A major event for local teenagers who went to St Margaret's church youth group in Putney in the 70s, was the Harvest Barn Dance- wonderful, and so much better than a disco; to do the dances properly, one had to actually touch and hold onto a member of the opposite sex and here was folk music! energetic and frantic at times...beat discos and disco music anyday. Somewhere along the line, maybe when I was about 17, I got friendly with the curate at our church- David Lee- he ran the youth group, and I helped him! He really loved the purer, more traditional folk music, and I can't remember which groups or singers in particular, but I used to go to Putney record library and borrow anything that looked serious! This music really chimed with an earlier (and abiding) love for traditional church music like plainsong, Tallis or Byrd-I found the music haunting somehow-got into my soul. This being Putney, home to the Half Moon pub, I also discovered Pentangle and Fairport Convention....Pentangle became an enduring obsession- and Bert Jansch as a solo artist- saw him again a couple of years ago at the South Bank more powerful if anything as a result of the passed years. Wierdly there was a bit of a co-incidence with him- I had a friend at primary and secondary schools, Charlotte who was born on the same day as me- our mothers had been friends back in the day- she ended up with Bert Jansch, possibly still together, who knows! Their son, who must be about 25 now, played at the South Bank gig...so if together, it's been a long time!

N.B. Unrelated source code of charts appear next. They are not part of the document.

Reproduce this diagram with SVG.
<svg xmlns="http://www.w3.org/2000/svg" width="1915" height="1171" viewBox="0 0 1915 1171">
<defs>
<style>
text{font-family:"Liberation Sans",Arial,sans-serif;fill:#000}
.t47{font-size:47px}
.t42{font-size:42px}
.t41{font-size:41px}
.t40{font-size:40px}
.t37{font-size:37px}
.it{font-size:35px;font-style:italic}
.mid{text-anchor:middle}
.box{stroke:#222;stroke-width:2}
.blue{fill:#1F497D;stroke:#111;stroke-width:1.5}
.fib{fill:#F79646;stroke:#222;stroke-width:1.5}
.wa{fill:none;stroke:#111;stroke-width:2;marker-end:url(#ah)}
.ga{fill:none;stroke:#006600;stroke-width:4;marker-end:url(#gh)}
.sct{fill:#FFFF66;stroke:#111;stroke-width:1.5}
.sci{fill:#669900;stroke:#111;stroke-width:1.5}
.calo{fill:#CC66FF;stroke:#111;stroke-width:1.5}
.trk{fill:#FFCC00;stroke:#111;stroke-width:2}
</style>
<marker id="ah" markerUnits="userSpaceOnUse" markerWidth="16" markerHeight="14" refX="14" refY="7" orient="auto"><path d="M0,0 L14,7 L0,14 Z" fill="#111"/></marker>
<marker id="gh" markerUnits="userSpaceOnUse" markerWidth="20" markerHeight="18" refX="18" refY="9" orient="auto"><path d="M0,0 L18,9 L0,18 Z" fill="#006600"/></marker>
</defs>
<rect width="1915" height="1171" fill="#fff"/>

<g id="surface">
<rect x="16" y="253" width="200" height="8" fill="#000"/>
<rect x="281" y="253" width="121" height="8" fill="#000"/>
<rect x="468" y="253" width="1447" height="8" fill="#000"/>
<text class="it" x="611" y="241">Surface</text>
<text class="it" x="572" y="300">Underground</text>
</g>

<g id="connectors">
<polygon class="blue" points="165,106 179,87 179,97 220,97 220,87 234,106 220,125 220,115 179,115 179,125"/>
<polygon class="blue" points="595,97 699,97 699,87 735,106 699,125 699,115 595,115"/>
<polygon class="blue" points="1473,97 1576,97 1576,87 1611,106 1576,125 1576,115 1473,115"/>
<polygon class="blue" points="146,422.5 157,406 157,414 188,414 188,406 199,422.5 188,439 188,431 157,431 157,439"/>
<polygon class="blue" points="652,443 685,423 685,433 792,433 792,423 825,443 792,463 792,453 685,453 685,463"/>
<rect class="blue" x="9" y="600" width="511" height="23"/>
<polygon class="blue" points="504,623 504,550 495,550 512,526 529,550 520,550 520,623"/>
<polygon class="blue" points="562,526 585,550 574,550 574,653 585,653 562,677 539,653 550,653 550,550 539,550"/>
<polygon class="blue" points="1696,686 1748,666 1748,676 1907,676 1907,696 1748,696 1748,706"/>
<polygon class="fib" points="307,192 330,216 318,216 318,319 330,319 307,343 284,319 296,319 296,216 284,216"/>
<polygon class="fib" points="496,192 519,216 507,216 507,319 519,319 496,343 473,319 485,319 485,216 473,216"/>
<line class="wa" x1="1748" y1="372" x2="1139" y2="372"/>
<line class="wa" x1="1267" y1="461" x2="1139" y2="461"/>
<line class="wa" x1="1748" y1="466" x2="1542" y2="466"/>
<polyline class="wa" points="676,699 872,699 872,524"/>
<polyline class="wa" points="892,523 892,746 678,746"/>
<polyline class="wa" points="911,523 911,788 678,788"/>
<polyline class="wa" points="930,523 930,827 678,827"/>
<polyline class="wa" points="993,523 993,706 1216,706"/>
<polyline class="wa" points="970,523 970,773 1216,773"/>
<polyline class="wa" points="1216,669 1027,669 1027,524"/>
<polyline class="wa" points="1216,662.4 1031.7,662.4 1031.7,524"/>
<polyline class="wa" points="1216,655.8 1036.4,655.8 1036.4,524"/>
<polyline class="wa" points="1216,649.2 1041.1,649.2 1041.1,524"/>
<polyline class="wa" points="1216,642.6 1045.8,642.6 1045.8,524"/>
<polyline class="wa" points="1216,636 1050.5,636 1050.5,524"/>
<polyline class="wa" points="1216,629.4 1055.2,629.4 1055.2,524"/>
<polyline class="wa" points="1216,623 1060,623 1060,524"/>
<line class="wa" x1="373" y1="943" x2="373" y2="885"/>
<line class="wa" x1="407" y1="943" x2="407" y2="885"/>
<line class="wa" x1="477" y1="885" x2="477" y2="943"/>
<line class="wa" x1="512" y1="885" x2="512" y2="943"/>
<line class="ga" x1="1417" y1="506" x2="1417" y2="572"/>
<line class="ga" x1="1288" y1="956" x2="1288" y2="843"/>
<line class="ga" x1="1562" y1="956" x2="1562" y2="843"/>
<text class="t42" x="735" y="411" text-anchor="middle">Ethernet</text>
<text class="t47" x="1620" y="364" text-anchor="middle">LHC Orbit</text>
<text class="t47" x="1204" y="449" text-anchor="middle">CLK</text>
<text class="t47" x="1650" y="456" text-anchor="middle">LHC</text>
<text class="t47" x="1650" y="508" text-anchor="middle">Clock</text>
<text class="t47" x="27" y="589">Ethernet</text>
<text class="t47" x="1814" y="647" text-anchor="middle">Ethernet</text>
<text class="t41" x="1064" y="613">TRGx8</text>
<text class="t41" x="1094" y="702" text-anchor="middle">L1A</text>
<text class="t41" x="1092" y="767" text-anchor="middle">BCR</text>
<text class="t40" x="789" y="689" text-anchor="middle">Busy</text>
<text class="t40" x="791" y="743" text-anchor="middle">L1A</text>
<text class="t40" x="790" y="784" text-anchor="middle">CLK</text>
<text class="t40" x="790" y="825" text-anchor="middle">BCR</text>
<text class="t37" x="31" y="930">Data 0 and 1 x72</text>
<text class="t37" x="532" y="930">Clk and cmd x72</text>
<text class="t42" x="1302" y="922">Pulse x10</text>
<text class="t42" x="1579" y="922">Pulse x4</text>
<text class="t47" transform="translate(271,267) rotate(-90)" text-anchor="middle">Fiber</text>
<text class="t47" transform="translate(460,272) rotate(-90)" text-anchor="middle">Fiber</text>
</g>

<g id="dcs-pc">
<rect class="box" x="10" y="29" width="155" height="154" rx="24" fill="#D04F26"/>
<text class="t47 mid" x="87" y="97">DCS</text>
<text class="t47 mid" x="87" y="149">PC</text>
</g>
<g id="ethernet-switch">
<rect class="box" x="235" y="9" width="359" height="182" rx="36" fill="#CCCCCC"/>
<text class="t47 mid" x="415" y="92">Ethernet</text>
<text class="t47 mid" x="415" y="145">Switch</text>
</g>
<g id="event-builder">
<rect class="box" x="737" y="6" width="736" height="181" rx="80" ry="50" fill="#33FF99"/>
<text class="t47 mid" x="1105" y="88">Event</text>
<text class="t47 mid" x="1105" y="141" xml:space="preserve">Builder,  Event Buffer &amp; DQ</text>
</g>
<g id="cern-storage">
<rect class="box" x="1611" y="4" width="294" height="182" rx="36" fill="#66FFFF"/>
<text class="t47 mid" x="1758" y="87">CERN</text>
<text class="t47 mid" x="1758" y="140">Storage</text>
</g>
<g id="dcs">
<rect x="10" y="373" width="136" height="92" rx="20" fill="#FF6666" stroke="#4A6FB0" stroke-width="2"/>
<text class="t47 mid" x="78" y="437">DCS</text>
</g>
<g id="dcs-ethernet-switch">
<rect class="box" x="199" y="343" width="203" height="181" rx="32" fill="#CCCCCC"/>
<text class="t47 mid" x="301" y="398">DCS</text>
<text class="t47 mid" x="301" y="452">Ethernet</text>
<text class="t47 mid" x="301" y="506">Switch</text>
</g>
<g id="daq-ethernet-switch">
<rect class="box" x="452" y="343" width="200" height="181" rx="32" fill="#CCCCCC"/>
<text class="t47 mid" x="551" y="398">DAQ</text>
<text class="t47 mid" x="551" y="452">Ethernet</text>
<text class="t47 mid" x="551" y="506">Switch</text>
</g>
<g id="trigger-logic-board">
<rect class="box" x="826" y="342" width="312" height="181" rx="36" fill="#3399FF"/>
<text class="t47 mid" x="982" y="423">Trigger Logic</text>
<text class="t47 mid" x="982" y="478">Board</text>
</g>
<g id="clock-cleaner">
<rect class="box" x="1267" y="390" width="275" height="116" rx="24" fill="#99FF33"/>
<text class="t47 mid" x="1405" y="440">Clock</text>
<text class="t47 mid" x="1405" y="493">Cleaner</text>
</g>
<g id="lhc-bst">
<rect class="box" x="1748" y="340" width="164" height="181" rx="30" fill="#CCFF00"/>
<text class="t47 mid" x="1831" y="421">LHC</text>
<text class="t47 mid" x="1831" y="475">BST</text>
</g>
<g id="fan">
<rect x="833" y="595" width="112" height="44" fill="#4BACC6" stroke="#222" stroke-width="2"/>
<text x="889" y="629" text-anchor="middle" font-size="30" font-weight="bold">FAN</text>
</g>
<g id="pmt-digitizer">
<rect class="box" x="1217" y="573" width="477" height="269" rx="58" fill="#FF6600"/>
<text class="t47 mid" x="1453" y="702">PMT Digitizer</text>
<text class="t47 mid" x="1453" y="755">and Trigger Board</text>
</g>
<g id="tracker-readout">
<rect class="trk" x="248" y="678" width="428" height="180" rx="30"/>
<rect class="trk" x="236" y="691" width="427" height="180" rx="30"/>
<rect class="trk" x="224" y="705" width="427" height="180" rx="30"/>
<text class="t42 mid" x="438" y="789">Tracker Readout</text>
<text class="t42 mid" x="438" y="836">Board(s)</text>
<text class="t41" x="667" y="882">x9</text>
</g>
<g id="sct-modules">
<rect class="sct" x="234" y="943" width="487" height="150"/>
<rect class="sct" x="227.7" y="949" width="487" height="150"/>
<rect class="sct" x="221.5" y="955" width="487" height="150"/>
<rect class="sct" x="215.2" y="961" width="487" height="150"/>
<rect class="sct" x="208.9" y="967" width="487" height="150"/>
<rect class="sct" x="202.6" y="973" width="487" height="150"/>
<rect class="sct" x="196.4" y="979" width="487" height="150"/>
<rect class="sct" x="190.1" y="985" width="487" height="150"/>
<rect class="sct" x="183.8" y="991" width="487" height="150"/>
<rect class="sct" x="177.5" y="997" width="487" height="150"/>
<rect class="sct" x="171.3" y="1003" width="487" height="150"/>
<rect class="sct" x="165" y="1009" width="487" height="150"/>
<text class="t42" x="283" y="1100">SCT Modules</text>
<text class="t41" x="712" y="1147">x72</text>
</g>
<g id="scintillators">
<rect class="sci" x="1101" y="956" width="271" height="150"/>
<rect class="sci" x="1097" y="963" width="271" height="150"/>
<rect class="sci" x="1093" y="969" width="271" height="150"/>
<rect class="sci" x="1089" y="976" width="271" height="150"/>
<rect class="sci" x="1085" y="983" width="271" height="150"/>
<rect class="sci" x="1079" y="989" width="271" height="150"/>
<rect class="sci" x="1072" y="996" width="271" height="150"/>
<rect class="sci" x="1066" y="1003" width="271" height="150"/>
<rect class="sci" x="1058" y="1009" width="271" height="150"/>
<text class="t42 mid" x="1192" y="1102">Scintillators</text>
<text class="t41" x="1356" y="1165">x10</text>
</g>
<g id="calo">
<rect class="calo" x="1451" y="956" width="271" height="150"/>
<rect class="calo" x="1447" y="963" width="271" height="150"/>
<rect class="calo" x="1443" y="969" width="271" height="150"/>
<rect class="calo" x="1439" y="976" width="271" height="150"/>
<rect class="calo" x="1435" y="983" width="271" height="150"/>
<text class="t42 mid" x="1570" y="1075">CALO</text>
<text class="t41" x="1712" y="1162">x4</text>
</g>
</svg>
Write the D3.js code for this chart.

I also really liked American folk music; Bob Dylan, before and after the electrics, and Woody Guthrie

I am so lucky as I've always loved music, I always wanted to have a boyfriend who was in a band, and now I have a whole husband who is a musician-I remember when we were first going out, he thought I was pretending to like folk music to impress him, as he plays the fiddle... he was never as keen on folk music as me, although since we discovered Whitby we've both been learning a lot more about it-he's having occasional lessons with Pete Cooper...

Just watched Bruce Springsteen, the Seeger Sessions on DVD, he sums up various things about folk music in a way that makes sense- some of it is to do with it being people's music with none of the edges polished off as in the more anodyne offerings.